### Data lines
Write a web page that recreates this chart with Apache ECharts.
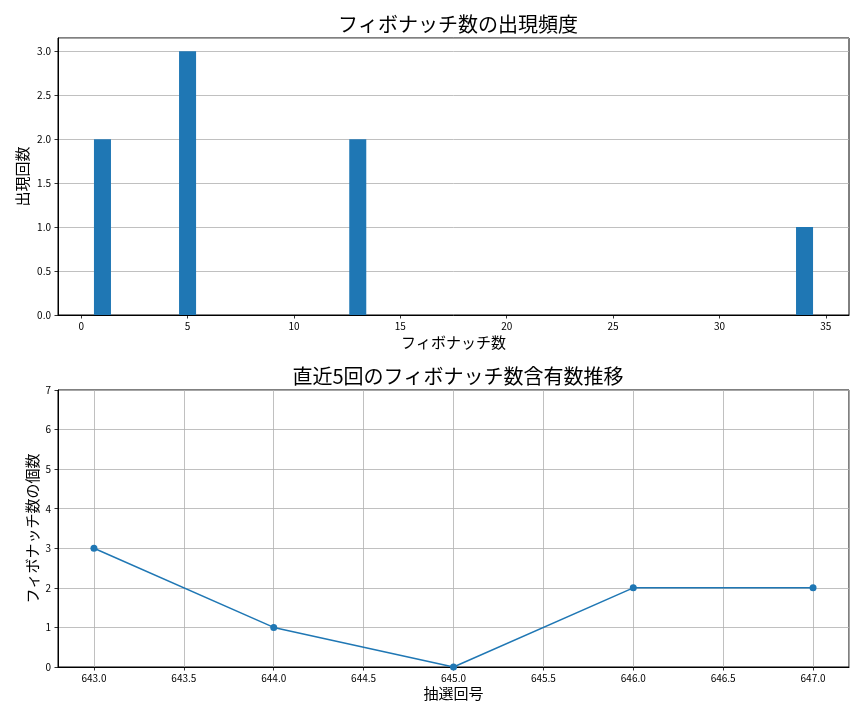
<!DOCTYPE html>
<html>
<head>
<meta charset="utf-8">
<script src="https://cdn.jsdelivr.net/npm/echarts@6/dist/echarts.min.js"></script>
<style>
html,body{margin:0;padding:0;background:#fff;}
#chart{width:864px;height:720px;}
</style>
</head>
<body>
<div id="chart"></div>
<script>
// ---- data ----
const fibNumbers = [1, 5, 13, 34];
const fibCounts = [2, 3, 2, 1];
const drawNumbers = [643, 644, 645, 646, 647];
const fibPerDraw = [3, 1, 0, 2, 2];

const title1 = 'フィボナッチ数の出現頻度';
const title2 = '直近5回のフィボナッチ数含有数推移';

const FONT = '"Noto Sans CJK JP", "Noto Sans", sans-serif';
const BLUE = '#1f77b4';
const GRID = '#b0b0b0';

const chart = echarts.init(document.getElementById('chart'), null, {renderer: 'canvas'});

const axisCommon = {
  axisLine: {show: true, onZero: false, lineStyle: {color: '#000', width: 1}},
  axisTick: {show: true, inside: false, length: 3.5, lineStyle: {color: '#000', width: 0.8}},
  nameTextStyle: {fontFamily: FONT, fontSize: 15, color: '#000'},
  nameMoveOverlap: false
};
const labelCommon = {fontFamily: FONT, fontSize: 10, color: '#000'};

const option = {
  animation: false,
  backgroundColor: '#fff',
  title: [
    {text: title1, left: 453, top: 9, textAlign: 'center',
     textStyle: {fontFamily: FONT, fontSize: 20, fontWeight: 'normal', color: '#000'}},
    {text: title2, left: 453, top: 361, textAlign: 'center',
     textStyle: {fontFamily: FONT, fontSize: 20, fontWeight: 'normal', color: '#000'}}
  ],
  grid: [
    {left: 58, top: 38, width: 791, height: 277, show: true, borderColor: '#000', borderWidth: 1, backgroundColor: 'transparent', containLabel: false},
    {left: 58, top: 390, width: 791, height: 277, show: true, borderColor: '#000', borderWidth: 1, backgroundColor: 'transparent', containLabel: false}
  ],
  xAxis: [
    Object.assign({}, axisCommon, {
      gridIndex: 0, type: 'value', min: -1.09, max: 36.09,
      minInterval: 5, maxInterval: 5,
      name: 'フィボナッチ数', nameLocation: 'middle', nameGap: 20,
      splitLine: {show: false},
      axisLabel: Object.assign({}, labelCommon, {margin: 6, showMinLabel: false, showMaxLabel: false,
        formatter: v => (Math.abs(v % 5) < 1e-6 ? String(Math.round(v)) : '')})
    }),
    Object.assign({}, axisCommon, {
      gridIndex: 1, type: 'value', min: 642.8, max: 647.2,
      minInterval: 0.5, maxInterval: 0.5,
      name: '抽選回号', nameLocation: 'middle', nameGap: 19,
      splitLine: {show: true, lineStyle: {color: GRID, width: 0.8}},
      axisLabel: Object.assign({}, labelCommon, {margin: 6, showMinLabel: false, showMaxLabel: false,
        formatter: v => (Math.abs((v * 2) - Math.round(v * 2)) < 1e-6 ? v.toFixed(1) : '')})
    })
  ],
  yAxis: [
    Object.assign({}, axisCommon, {
      gridIndex: 0, type: 'value', min: 0, max: 3.15, interval: 0.5,
      name: '出現回数', nameLocation: 'middle', nameGap: 28, nameRotate: 90,
      splitLine: {show: true, lineStyle: {color: GRID, width: 0.8}},
      axisLabel: Object.assign({}, labelCommon, {margin: 7, showMaxLabel: false,
        formatter: v => (Math.abs(v * 2 - Math.round(v * 2)) < 1e-6 ? v.toFixed(1) : '')})
    }),
    Object.assign({}, axisCommon, {
      gridIndex: 1, type: 'value', min: 0, max: 7, interval: 1,
      name: 'フィボナッチ数の個数', nameLocation: 'middle', nameGap: 18, nameRotate: 90,
      splitLine: {show: true, lineStyle: {color: GRID, width: 0.8}},
      axisLabel: Object.assign({}, labelCommon, {margin: 7})
    })
  ],
  series: [
    {
      type: 'custom', xAxisIndex: 0, yAxisIndex: 0,
      data: fibNumbers.map((n, i) => [n, fibCounts[i]]),
      renderItem: function (params, api) {
        const x = api.value(0), y = api.value(1);
        const p0 = api.coord([x - 0.4, y]);
        const p1 = api.coord([x + 0.4, 0]);
        return {
          type: 'rect',
          shape: {x: p0[0], y: p0[1], width: p1[0] - p0[0], height: p1[1] - p0[1]},
          style: {fill: BLUE}
        };
      }
    },
    {
      type: 'line', xAxisIndex: 1, yAxisIndex: 1,
      data: drawNumbers.map((d, i) => [d, fibPerDraw[i]]),
      symbol: 'circle', symbolSize: 7, showSymbol: true,
      lineStyle: {color: BLUE, width: 1.5},
      itemStyle: {color: BLUE},
      clip: false
    }
  ]
};
chart.setOption(option);
</script>
</body>
</html>
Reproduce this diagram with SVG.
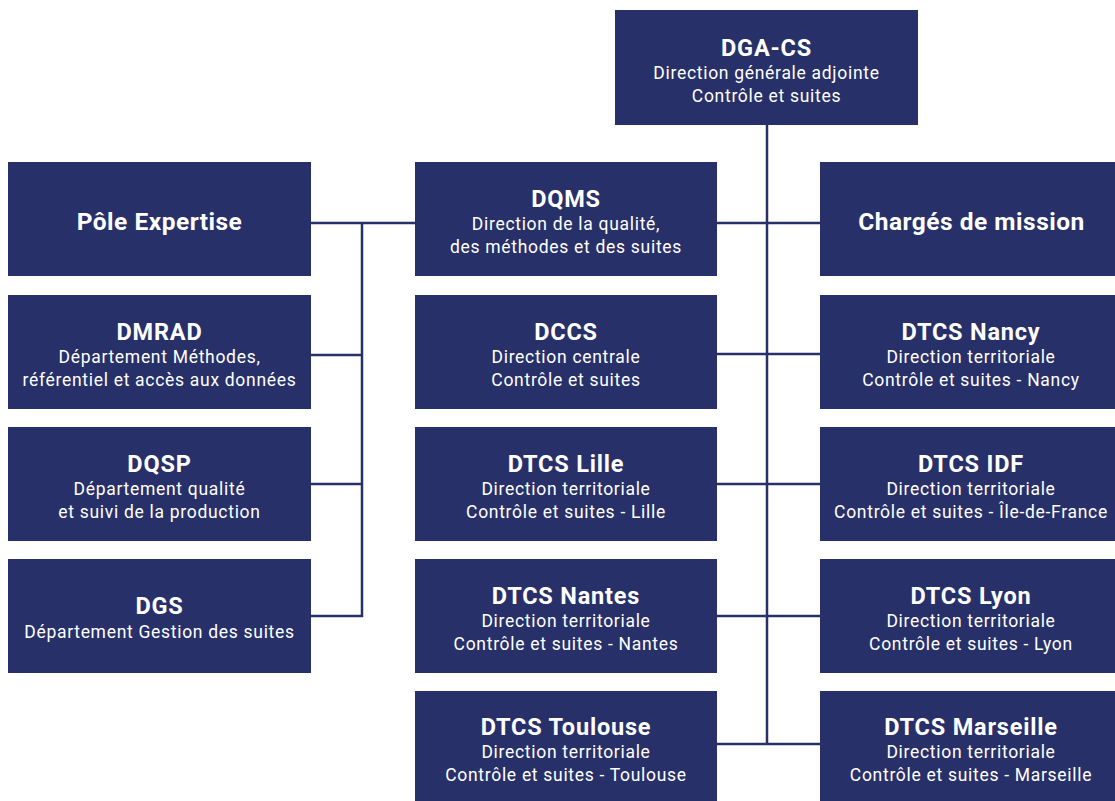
<svg xmlns="http://www.w3.org/2000/svg" width="1115" height="801" viewBox="0 0 1115 801">
<style>
.box{fill:#283069}
.t{font-family:Roboto,"Liberation Sans",sans-serif;font-weight:bold;font-size:23.5px;letter-spacing:0.8px;fill:#fff;text-anchor:middle}
.big{font-size:24.5px;letter-spacing:0.5px}
.s{font-family:Roboto,"Liberation Sans",sans-serif;font-size:17.5px;letter-spacing:0.7px;fill:#fff;text-anchor:middle}
.ln{stroke:#283069;stroke-width:2.5;fill:none}
</style>
<rect width="1115" height="801" fill="#fff"/>
<g id="connectors">
<path class="ln" d="M767 125V744"/>
<path class="ln" d="M717 223H820M717 354H820M717 484H820M717 616H820M717 744H820"/>
<path class="ln" d="M311 223H415M362 223V616H311M311 355H362M311 484H362"/>
</g>
<g id="dgacs"><rect class="box" x="615" y="10" width="303" height="115"/><text class="t" x="766.5" y="56">DGA-CS</text><text class="s" x="766.5" y="79">Direction générale adjointe</text><text class="s" x="766.5" y="102">Contrôle et suites</text></g>
<g id="pole"><rect class="box" x="8" y="162" width="303" height="114"/><text class="t big" x="159.5" y="230">Pôle Expertise</text></g>
<g id="dqms"><rect class="box" x="415" y="162" width="302" height="114"/><text class="t" x="566" y="207">DQMS</text><text class="s" x="566" y="230">Direction de la qualité,</text><text class="s" x="566" y="253">des méthodes et des suites</text></g>
<g id="charges"><rect class="box" x="820" y="162" width="295" height="114"/><text class="t big" x="971.5" y="230">Chargés de mission</text></g>
<g id="dmrad"><rect class="box" x="8" y="295" width="303" height="114"/><text class="t" x="159.5" y="340">DMRAD</text><text class="s" x="159.5" y="363">Département Méthodes,</text><text class="s" x="159.5" y="386">référentiel et accès aux données</text></g>
<g id="dccs"><rect class="box" x="415" y="295" width="302" height="114"/><text class="t" x="566" y="340">DCCS</text><text class="s" x="566" y="363">Direction centrale</text><text class="s" x="566" y="386">Contrôle et suites</text></g>
<g id="nancy"><rect class="box" x="820" y="295" width="295" height="114"/><text class="t" x="971" y="340">DTCS Nancy</text><text class="s" x="971" y="363">Direction territoriale</text><text class="s" x="971" y="386">Contrôle et suites - Nancy</text></g>
<g id="dqsp"><rect class="box" x="8" y="427" width="303" height="114"/><text class="t" x="159.5" y="472">DQSP</text><text class="s" x="159.5" y="495">Département qualité</text><text class="s" x="159.5" y="518">et suivi de la production</text></g>
<g id="lille"><rect class="box" x="415" y="427" width="302" height="114"/><text class="t" x="566" y="472">DTCS Lille</text><text class="s" x="566" y="495">Direction territoriale</text><text class="s" x="566" y="518">Contrôle et suites - Lille</text></g>
<g id="idf"><rect class="box" x="820" y="427" width="295" height="114"/><text class="t" x="971" y="472">DTCS IDF</text><text class="s" x="971" y="495">Direction territoriale</text><text class="s" x="971" y="518">Contrôle et suites - Île-de-France</text></g>
<g id="dgs"><rect class="box" x="8" y="559" width="303" height="114"/><text class="t" x="159.5" y="614">DGS</text><text class="s" x="159.5" y="638">Département Gestion des suites</text></g>
<g id="nantes"><rect class="box" x="415" y="559" width="302" height="114"/><text class="t" x="566" y="604">DTCS Nantes</text><text class="s" x="566" y="627">Direction territoriale</text><text class="s" x="566" y="650">Contrôle et suites - Nantes</text></g>
<g id="lyon"><rect class="box" x="820" y="559" width="295" height="114"/><text class="t" x="971" y="604">DTCS Lyon</text><text class="s" x="971" y="627">Direction territoriale</text><text class="s" x="971" y="650">Contrôle et suites - Lyon</text></g>
<g id="toulouse"><rect class="box" x="415" y="691" width="302" height="110"/><text class="t" x="566" y="735">DTCS Toulouse</text><text class="s" x="566" y="758">Direction territoriale</text><text class="s" x="566" y="781">Contrôle et suites - Toulouse</text></g>
<g id="marseille"><rect class="box" x="820" y="691" width="295" height="110"/><text class="t" x="971" y="735">DTCS Marseille</text><text class="s" x="971" y="758">Direction territoriale</text><text class="s" x="971" y="781">Contrôle et suites - Marseille</text></g>
</svg>
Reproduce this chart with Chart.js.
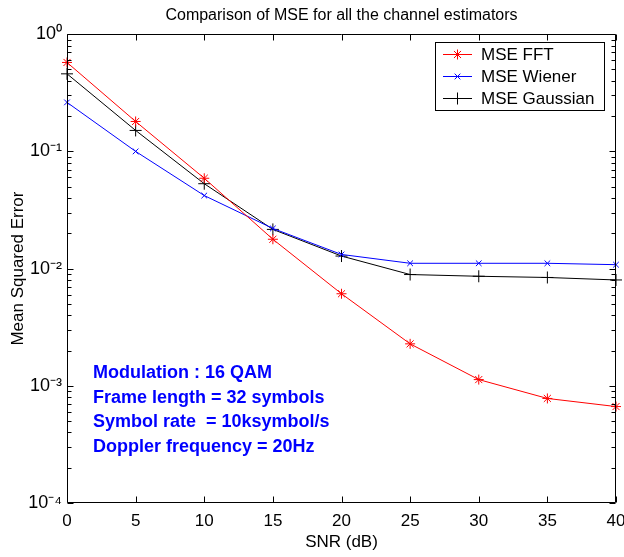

### What you need to do
Copy, word for word, the entries above from the first line to the line that holds "const title2 = '直近5回のフィボナッチ数含有数推移';". Drop the pictures.

### Final answer
Write a web page that recreates this chart with Apache ECharts.
<!DOCTYPE html>
<html>
<head>
<meta charset="utf-8">
<script src="https://cdn.jsdelivr.net/npm/echarts@6/dist/echarts.min.js"></script>
<style>
html,body{margin:0;padding:0;background:#fff;}
#chart{width:864px;height:720px;}
</style>
</head>
<body>
<div id="chart"></div>
<script>
// ---- data ----
const fibNumbers = [1, 5, 13, 34];
const fibCounts = [2, 3, 2, 1];
const drawNumbers = [643, 644, 645, 646, 647];
const fibPerDraw = [3, 1, 0, 2, 2];

const title1 = 'フィボナッチ数の出現頻度';
const title2 = '直近5回のフィボナッチ数含有数推移';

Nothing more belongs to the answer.